== RECORDS SUPPLIED ==
#####

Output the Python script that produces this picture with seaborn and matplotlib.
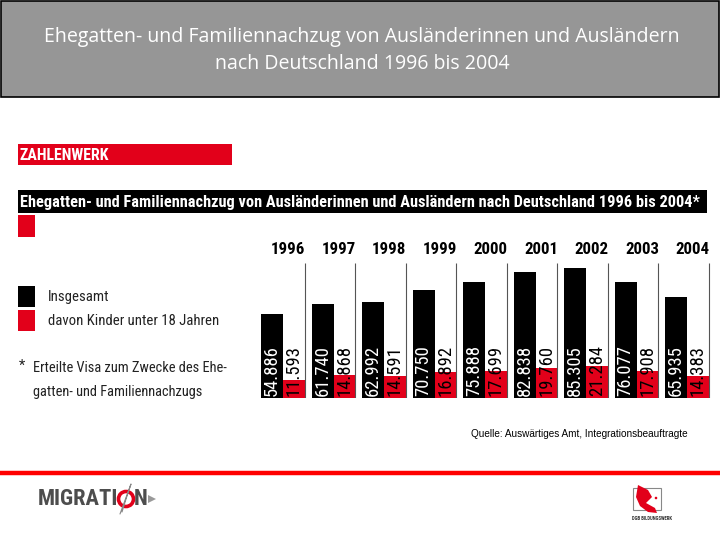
import numpy as np
import pandas as pd
import seaborn as sns
import matplotlib.pyplot as plt
import matplotlib.font_manager as fm
from matplotlib.patches import Rectangle, Polygon, Circle

years = ["1996", "1997", "1998", "1999", "2000", "2001", "2002", "2003", "2004"]
insgesamt = [54886, 61740, 62992, 70750, 75888, 82838, 85305, 76077, 65935]
kinder = [11593, 14868, 14591, 16892, 17699, 19760, 21284, 17908, 14383]
series = ["Insgesamt", "davon Kinder unter 18 Jahren"]
colors = ["#000000", "#e2001a"]

df = pd.DataFrame({"Jahr": years * 2,
                   "Anzahl": insgesamt + kinder,
                   "Gruppe": [series[0]] * len(years) + [series[1]] * len(years)})

sns.set_style("white")
names = {f.name for f in fm.fontManager.ttflist}
narrow = next((n for n in ["Liberation Sans Narrow", "Roboto Condensed"] if n in names), "Roboto")
plt.rcParams["font.family"] = [narrow, "DejaVu Sans"]

W, H = 720, 540
fig = plt.figure(figsize=(7.2, 5.4), dpi=100)
renderer = fig.canvas.get_renderer()


def box(x0, y0, x1, y1):
    return [x0 / W, 1 - y1 / H, (x1 - x0) / W, (y1 - y0) / H]


def fit(t, width):
    w = t.get_window_extent(renderer).width
    t.set_fontsize(t.get_fontsize() * width / w)
    return t.get_fontsize()


def fmt(v):
    return f"{v:,}".replace(",", ".")


# background layer in pixel coords
bg = fig.add_axes([0, 0, 1, 1])
bg.set_xlim(0, W)
bg.set_ylim(H, 0)
bg.axis("off")
bg.set_zorder(0)

bg.add_patch(Rectangle((0.5, 0.5), 718.5, 96, fc="#969696", ec="black", lw=1.2))
t = bg.text(362, 37, "Ehegatten- und Familiennachzug von Ausländerinnen und Ausländern",
            ha="center", va="center", color="white", family="Open Sans", fontsize=14)
fs = fit(t, 638)
bg.text(362, 64, "nach Deutschland 1996 bis 2004", ha="center", va="center",
        color="white", family="Open Sans", fontsize=fs)

bg.add_patch(Rectangle((18, 144), 214, 21, fc=colors[1], ec="none"))
t = bg.text(19, 155, "ZAHLENWERK", ha="left", va="center", color="white",
            fontweight="bold", fontsize=11)
fit(t, 90)

bg.add_patch(Rectangle((18, 190), 689, 23, fc="black", ec="none"))
t = bg.text(20, 202, "Ehegatten- und Familiennachzug von Ausländerinnen und Ausländern "
            "nach Deutschland 1996 bis 2004*", ha="left", va="center", color="white",
            fontweight="bold", fontsize=11)
fit(t, 680)
bg.add_patch(Rectangle((18, 215), 17, 22, fc=colors[1], ec="none"))

# legend
for j, (lab, c) in enumerate(zip(series, colors)):
    y = 286 + 24 * j
    bg.add_patch(Rectangle((18, y), 17, 21, fc=c, ec="none"))
t1 = bg.text(48, 297, series[0], ha="left", va="center", color="#222222", fontsize=11)
t2 = bg.text(48, 321, series[1], ha="left", va="center", color="#222222", fontsize=11)
fs = fit(t2, 170)
t1.set_fontsize(fs)

bg.text(19, 366, "*", ha="left", va="center", color="#222222", fontsize=fs)
t = bg.text(33, 368, "Erteilte Visa zum Zwecke des Ehe-", ha="left", va="center",
            color="#222222", fontsize=fs)
fs2 = fit(t, 195)
bg.text(33, 392, "gatten- und Familiennachzugs", ha="left", va="center",
        color="#222222", fontsize=fs2)

t = bg.text(688, 434, "Quelle: Auswärtiges Amt, Integrationsbeauftragte", ha="right",
            va="center", color="black", family="Liberation Sans", fontsize=7)
fit(t, 218)

bg.plot([0, W], [473, 473], color="#ff0000", lw=3.2, solid_capstyle="butt")

# logos
t = bg.text(38, 499, "MIGRATI", ha="left", va="center", color="#4d4d4d",
            fontweight="bold", fontsize=12)
mfs = fit(t, 80)
bg.add_patch(Circle((126, 499), 7.5, fill=False, ec=colors[1], lw=2.6))
bg.plot([120, 131, 126, 122], [514, 484, 499, 512], color="#888888", lw=0.8)
bg.text(134, 499, "N", ha="left", va="center", color="#4d4d4d",
        fontweight="bold", fontsize=mfs)
bg.add_patch(Polygon([(148, 495), (156, 499), (148, 503)], fc="#999999", ec="none"))

bg.add_patch(Rectangle((633, 488), 28, 22, fill=False, ec="#888888", lw=0.8))
bg.add_patch(Polygon([(638, 485), (648, 490), (652, 497), (646, 503), (655, 508),
                      (657, 513), (648, 512), (640, 506), (636, 497)],
                     fc=colors[1], ec="none"))
bg.add_patch(Circle((656, 498), 1.3, fc=colors[1], ec="none"))
t = bg.text(652, 518, "DGB BILDUNGSWERK", ha="center", va="center", color="#333333",
            fontweight="bold", fontsize=4)
fit(t, 40)

# bar chart
k = 0.001525  # pixels per person
top, base = 230, 398
ax = fig.add_axes(box(257.75, top, 712.25, base))
ax.set_zorder(1)
ax.patch.set_alpha(0)
bw = 0.87
sns.barplot(data=df, x="Jahr", y="Anzahl", hue="Gruppe", hue_order=series,
            palette=colors, width=bw, gap=0, saturation=1, linewidth=0,
            errorbar=None, legend=False, ax=ax)
ax.set_xlim(-0.5, len(years) - 0.5)
ax.set_ylim(0, (base - top) / k)
ax.set_xticks([])
ax.set_yticks([])
ax.set_xlabel("")
ax.set_ylabel("")
sns.despine(ax=ax, left=True, bottom=True)

pos = np.arange(len(years))
ax.vlines(pos + bw / 2, 0, (base - 263) / k, color="#555555", lw=0.8)

probe = ax.text(0, 0, "1996", fontweight="bold", fontsize=12)
yfs = fit(probe, 34)
probe.remove()
probe = ax.text(0, 0, "54.886", fontsize=12)
nfs = fit(probe, 51)
probe.remove()

for i in pos:
    ax.text(i + bw / 2 + 0.01, (base - 250) / k, years[i], ha="right", va="center",
            fontweight="bold", fontsize=yfs, color="black")
    ax.text(i - bw / 4, 2 / k, fmt(insgesamt[i]), rotation=90, ha="center",
            va="bottom", color="white", fontsize=nfs)
    ax.text(i + bw / 4, 2 / k, fmt(kinder[i]), rotation=90, ha="center",
            va="bottom", color="black", fontsize=nfs)

fig.savefig("out.png", dpi=100)
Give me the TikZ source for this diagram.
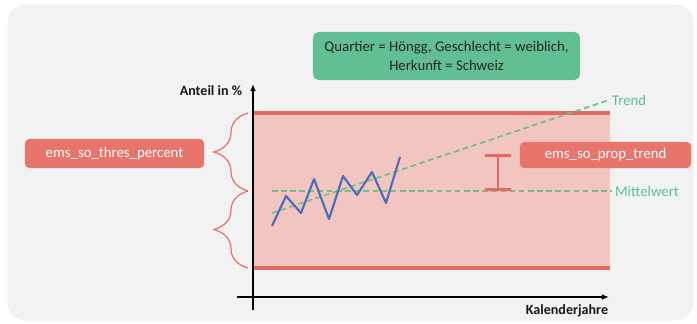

#####

== EXERCISE AIM ==
Above are the records; repeat their lines from the first through the line containing "from matplotlib.patches import", and leave out each picture.

== FINAL RESULT ==
Output the Python script that produces this picture with seaborn and matplotlib.
import numpy as np
import pandas as pd
import seaborn as sns
import matplotlib.pyplot as plt
import matplotlib.font_manager as fm
from matplotlib.patches import Rectangle, Polygon, Circle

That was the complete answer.